- **DATASET EXCERPT**:
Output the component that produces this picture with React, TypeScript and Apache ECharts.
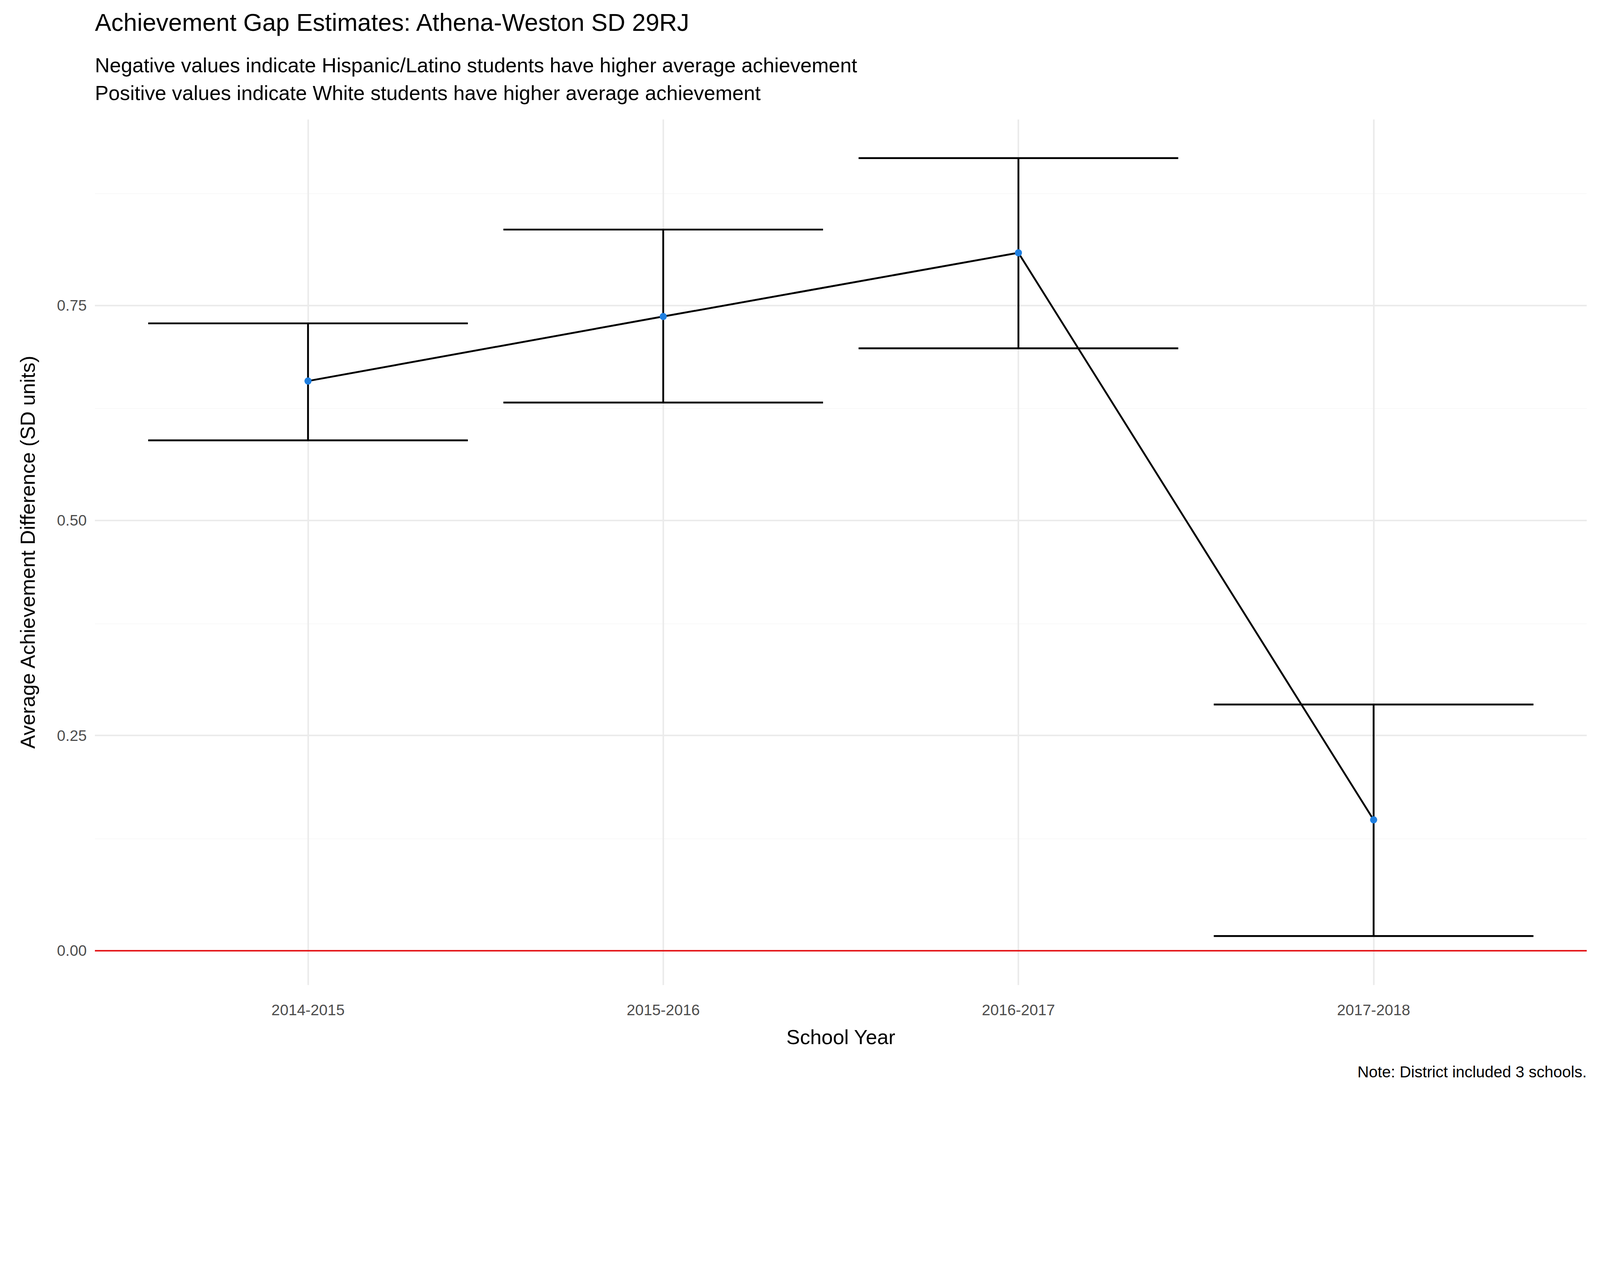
import { useEffect, useRef } from 'react';
import * as echarts from 'echarts';

const years = ['2014-2015', '2015-2016', '2016-2017', '2017-2018'];
const gapEstimates = [0.662, 0.737, 0.811, 0.152];
const lowerBounds = [0.593, 0.637, 0.700, 0.017];
const upperBounds = [0.729, 0.838, 0.921, 0.286];
const yMajorTicks = [0, 0.25, 0.5, 0.75];
const yMinorTicks = [0.125, 0.375, 0.625, 0.875];

const FONT = 'Liberation Sans, Arial, sans-serif';

export default function App() {
  const ref = useRef<HTMLDivElement>(null);

  useEffect(() => {
    if (!ref.current) return;
    const chart = echarts.init(ref.current, null, { renderer: 'svg' });
    const w = ref.current.clientWidth;
    const h = ref.current.clientHeight;
    const s = w / 1568;
    const xs = years.map((_, i) => i + 1);

    const option: any = {
      animation: false,
      backgroundColor: '#ffffff',
      grid: { left: 93 * s, right: w - 1555 * s, top: 117 * s, bottom: h - 965 * s },
      xAxis: {
        type: 'value',
        min: 0.4,
        max: 4.6,
        axisLine: { show: false },
        axisTick: { show: false },
        splitLine: { show: false },
        axisLabel: {
          customValues: xs,
          formatter: (v: number) => years[Math.round(v) - 1] ?? '',
          color: '#4d4d4d',
          fontSize: 15 * s,
          fontFamily: FONT,
          margin: 17 * s,
        },
      },
      yAxis: {
        type: 'value',
        min: -0.04,
        max: 0.966,
        axisLine: { show: false },
        axisTick: { show: false },
        splitLine: { show: false },
        axisLabel: {
          customValues: yMajorTicks,
          formatter: (v: number) => v.toFixed(2),
          color: '#4d4d4d',
          fontSize: 15 * s,
          fontFamily: FONT,
          margin: 8 * s,
        },
      },
      graphic: [
        { type: 'text', x: 93 * s, y: 22 * s, style: { text: 'Achievement Gap Estimates: Athena-Weston SD 29RJ', fontSize: 24 * s, fontFamily: FONT, fill: '#000', verticalAlign: 'middle' } },
        { type: 'text', x: 93 * s, y: 64 * s, style: { text: 'Negative values indicate Hispanic/Latino students have higher average achievement', fontSize: 20 * s, fontFamily: FONT, fill: '#000', verticalAlign: 'middle' } },
        { type: 'text', x: 93 * s, y: 91 * s, style: { text: 'Positive values indicate White students have higher average achievement', fontSize: 20 * s, fontFamily: FONT, fill: '#000', verticalAlign: 'middle' } },
        { type: 'text', x: 824 * s, y: 1016 * s, style: { text: 'School Year', fontSize: 20 * s, fontFamily: FONT, fill: '#000', align: 'center', verticalAlign: 'middle' } },
        { type: 'text', x: 1555 * s, y: 1050 * s, style: { text: 'Note: District included 3 schools.', fontSize: 15.5 * s, fontFamily: FONT, fill: '#000', align: 'right', verticalAlign: 'middle' } },
        { type: 'text', x: 27 * s, y: 541 * s, rotation: Math.PI / 2, style: { text: 'Average Achievement Difference (SD units)', fontSize: 20 * s, fontFamily: FONT, fill: '#000', align: 'center', verticalAlign: 'middle' } },
      ],
      series: [
        {
          type: 'line',
          data: [],
          silent: true,
          z: 0,
          markLine: {
            silent: true,
            symbol: 'none',
            z: 0,
            label: { show: false },
            data: [
              ...yMinorTicks.map((v) => ({ yAxis: v, lineStyle: { color: '#f2f2f2', width: 1, type: 'solid' } })),
              ...yMajorTicks.filter((v) => v !== 0).map((v) => ({ yAxis: v, lineStyle: { color: '#ebebeb', width: 1.6 * s, type: 'solid' } })),
              ...xs.map((v) => ({ xAxis: v, lineStyle: { color: '#ebebeb', width: 1.6 * s, type: 'solid' } })),
            ],
          },
        },
        {
          type: 'line',
          data: [],
          silent: true,
          z: 1,
          markLine: {
            silent: true,
            symbol: 'none',
            label: { show: false },
            data: [{ yAxis: 0, lineStyle: { color: '#e41a1c', width: 1.6 * s, type: 'solid' } }],
          },
        },
        {
          type: 'custom',
          z: 3,
          data: xs.map((x, i) => [x, lowerBounds[i], upperBounds[i]]),
          encode: { x: 0, y: [1, 2] },
          renderItem: (_params: any, api: any) => {
            const x = api.value(0);
            const lo = api.coord([x, api.value(1)]);
            const hi = api.coord([x, api.value(2)]);
            const l = api.coord([x - 0.45, api.value(1)])[0];
            const r = api.coord([x + 0.45, api.value(1)])[0];
            const style = { stroke: '#000', lineWidth: 1.8 * s };
            return {
              type: 'group',
              children: [
                { type: 'line', shape: { x1: lo[0], y1: lo[1], x2: hi[0], y2: hi[1] }, style },
                { type: 'line', shape: { x1: l, y1: lo[1], x2: r, y2: lo[1] }, style },
                { type: 'line', shape: { x1: l, y1: hi[1], x2: r, y2: hi[1] }, style },
              ],
            };
          },
        },
        {
          type: 'line',
          z: 5,
          data: xs.map((x, i) => [x, gapEstimates[i]]),
          lineStyle: { color: '#000', width: 1.8 * s },
          symbol: 'circle',
          symbolSize: 7 * s,
          itemStyle: { color: '#1f7fe0' },
        },
      ],
    };

    chart.setOption(option);
    return () => chart.dispose();
  }, []);

  return <div ref={ref} style={{ position: 'fixed', left: 0, top: 0, width: '100vw', height: '100vh' }} />;
}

- **PROBLEM DETAILS**: All of the lines above should be printed exactly, minus the pictures.

- **SOLUTION**:
Output the component that produces this picture with React, TypeScript and Apache ECharts.
import { useEffect, useRef } from 'react';
import * as echarts from 'echarts';

const years = ['2014-2015', '2015-2016', '2016-2017', '2017-2018'];
const gapEstimates = [0.662, 0.737, 0.811, 0.152];
const lowerBounds = [0.593, 0.637, 0.700, 0.017];
const upperBounds = [0.729, 0.838, 0.921, 0.286];
const yMajorTicks = [0, 0.25, 0.5, 0.75];
const yMinorTicks = [0.125, 0.375, 0.625, 0.875];

const FONT = 'Liberation Sans, Arial, sans-serif';

export default function App() {
  const ref = useRef<HTMLDivElement>(null);

  useEffect(() => {
    if (!ref.current) return;
    const chart = echarts.init(ref.current, null, { renderer: 'svg' });
    const w = ref.current.clientWidth;
    const h = ref.current.clientHeight;
    const s = w / 1568;
    const xs = years.map((_, i) => i + 1);

    const option: any = {
      animation: false,
      backgroundColor: '#ffffff',
      grid: { left: 93 * s, right: w - 1555 * s, top: 117 * s, bottom: h - 965 * s },
      xAxis: {
        type: 'value',
        min: 0.4,
        max: 4.6,
        axisLine: { show: false },
        axisTick: { show: false },
        splitLine: { show: false },
        axisLabel: {
          customValues: xs,
          formatter: (v: number) => years[Math.round(v) - 1] ?? '',
          color: '#4d4d4d',
          fontSize: 15 * s,
          fontFamily: FONT,
          margin: 17 * s,
        },
      },
      yAxis: {
        type: 'value',
        min: -0.04,
        max: 0.966,
        axisLine: { show: false },
        axisTick: { show: false },
        splitLine: { show: false },
        axisLabel: {
          customValues: yMajorTicks,
          formatter: (v: number) => v.toFixed(2),
          color: '#4d4d4d',
          fontSize: 15 * s,
          fontFamily: FONT,
          margin: 8 * s,
        },
      },
      graphic: [
        { type: 'text', x: 93 * s, y: 22 * s, style: { text: 'Achievement Gap Estimates: Athena-Weston SD 29RJ', fontSize: 24 * s, fontFamily: FONT, fill: '#000', verticalAlign: 'middle' } },
        { type: 'text', x: 93 * s, y: 64 * s, style: { text: 'Negative values indicate Hispanic/Latino students have higher average achievement', fontSize: 20 * s, fontFamily: FONT, fill: '#000', verticalAlign: 'middle' } },
        { type: 'text', x: 93 * s, y: 91 * s, style: { text: 'Positive values indicate White students have higher average achievement', fontSize: 20 * s, fontFamily: FONT, fill: '#000', verticalAlign: 'middle' } },
        { type: 'text', x: 824 * s, y: 1016 * s, style: { text: 'School Year', fontSize: 20 * s, fontFamily: FONT, fill: '#000', align: 'center', verticalAlign: 'middle' } },
        { type: 'text', x: 1555 * s, y: 1050 * s, style: { text: 'Note: District included 3 schools.', fontSize: 15.5 * s, fontFamily: FONT, fill: '#000', align: 'right', verticalAlign: 'middle' } },
        { type: 'text', x: 27 * s, y: 541 * s, rotation: Math.PI / 2, style: { text: 'Average Achievement Difference (SD units)', fontSize: 20 * s, fontFamily: FONT, fill: '#000', align: 'center', verticalAlign: 'middle' } },
      ],
      series: [
        {
          type: 'line',
          data: [],
          silent: true,
          z: 0,
          markLine: {
            silent: true,
            symbol: 'none',
            z: 0,
            label: { show: false },
            data: [
              ...yMinorTicks.map((v) => ({ yAxis: v, lineStyle: { color: '#f2f2f2', width: 1, type: 'solid' } })),
              ...yMajorTicks.filter((v) => v !== 0).map((v) => ({ yAxis: v, lineStyle: { color: '#ebebeb', width: 1.6 * s, type: 'solid' } })),
              ...xs.map((v) => ({ xAxis: v, lineStyle: { color: '#ebebeb', width: 1.6 * s, type: 'solid' } })),
            ],
          },
        },
        {
          type: 'line',
          data: [],
          silent: true,
          z: 1,
          markLine: {
            silent: true,
            symbol: 'none',
            label: { show: false },
            data: [{ yAxis: 0, lineStyle: { color: '#e41a1c', width: 1.6 * s, type: 'solid' } }],
          },
        },
        {
          type: 'custom',
          z: 3,
          data: xs.map((x, i) => [x, lowerBounds[i], upperBounds[i]]),
          encode: { x: 0, y: [1, 2] },
          renderItem: (_params: any, api: any) => {
            const x = api.value(0);
            const lo = api.coord([x, api.value(1)]);
            const hi = api.coord([x, api.value(2)]);
            const l = api.coord([x - 0.45, api.value(1)])[0];
            const r = api.coord([x + 0.45, api.value(1)])[0];
            const style = { stroke: '#000', lineWidth: 1.8 * s };
            return {
              type: 'group',
              children: [
                { type: 'line', shape: { x1: lo[0], y1: lo[1], x2: hi[0], y2: hi[1] }, style },
                { type: 'line', shape: { x1: l, y1: lo[1], x2: r, y2: lo[1] }, style },
                { type: 'line', shape: { x1: l, y1: hi[1], x2: r, y2: hi[1] }, style },
              ],
            };
          },
        },
        {
          type: 'line',
          z: 5,
          data: xs.map((x, i) => [x, gapEstimates[i]]),
          lineStyle: { color: '#000', width: 1.8 * s },
          symbol: 'circle',
          symbolSize: 7 * s,
          itemStyle: { color: '#1f7fe0' },
        },
      ],
    };

    chart.setOption(option);
    return () => chart.dispose();
  }, []);

  return <div ref={ref} style={{ position: 'fixed', left: 0, top: 0, width: '100vw', height: '100vh' }} />;
}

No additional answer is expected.